Les autorités de l’époque étaient conscientes de l’importance des genêts ; c’est ainsi qu’un extrait des délibérations du Conseil communal de Bagimont daté du 20 mars 1876 révèle : “Attendu qu’il manque de paille et de genêts cette année, la commune demande l’autorisation aux Eaux et Forêts, pour les habitants, de ramasser des feuilles mortes”.

 

Le ramassage des genêts et de tous les autres (p.9) menus produits de la forêt était très réglementé, c’est ainsi qu’un P.V. fut dressé le 20.01.1872 à M.L. de Bohan pour avoir coupé un fagot de genêts au lieu-dit Chêne Ferré (Membre). Le dommage fut estimé à 25 centimes.

Il y avait donc, tant que l’essartage fut pratiqué (jusqu’à la 2e guerre mondiale dans nos régions) d’immenses étendues de genêts correspondant chaque fois à une coupe affouagère (+/- 20 ha à Sugny).

En 1898, on récoltait annuellement dans les taillis à écorces de Sugny : de 60 à 80.000 fagots de genêts valant environ 5 centimes le fagot, main-d’oeuvre non comprise plus de 60.000 fagots de bruyère.

Les anciens se souviennent certainement, dans les années 30, de la virée aux genêts située le long du Grand Chemin de Laforêt (du côté des Mamelles) d’où les chasseurs et les rabatteurs ne parvenaient qu’au prix de maints efforts à faire sortir l’un ou l’autre sanglier. Ces immenses étendues impénétrables étaient un paradis pour les “bêtes noires” et il n’était pas facile de les en déloger.
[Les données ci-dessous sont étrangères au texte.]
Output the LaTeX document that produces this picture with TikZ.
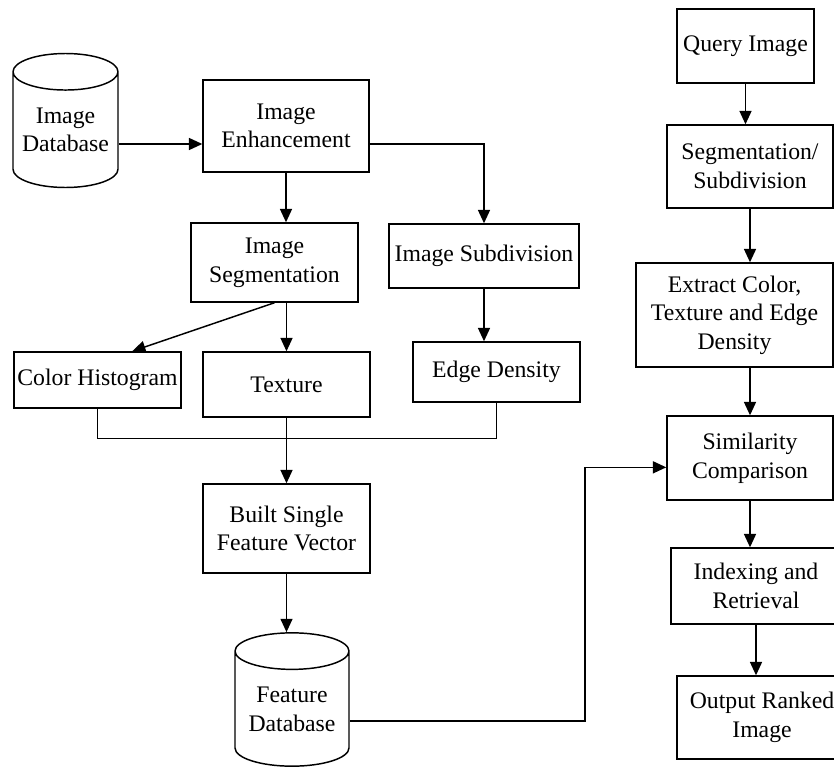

Thomas Braun, décrivant le massif des Ranhissart, nous parle également, en 1908, “des mottes terreuses des sarts fumants, clairsemés de bouleaux, des virées de genêts et des carrés de seigle au flanc du roc”.

Adrien de Prémorel, quant à lui, nous narre plusieurs épisodes de chasses aux sangliers dans les virées à genêts, “ces plaines s’étendant à perte de vue où les genêts croissent tellement serrés, qu’ils forment des fourrés impénétrables dont la surface ondule sous le vent, comme celle de la mer… … le moment où ce roi des landes se montre dans toute sa splendeur, n’arrive que dans le courant de juin, alors les Ardennes sont jonchées de sable et de pépites d’or…”.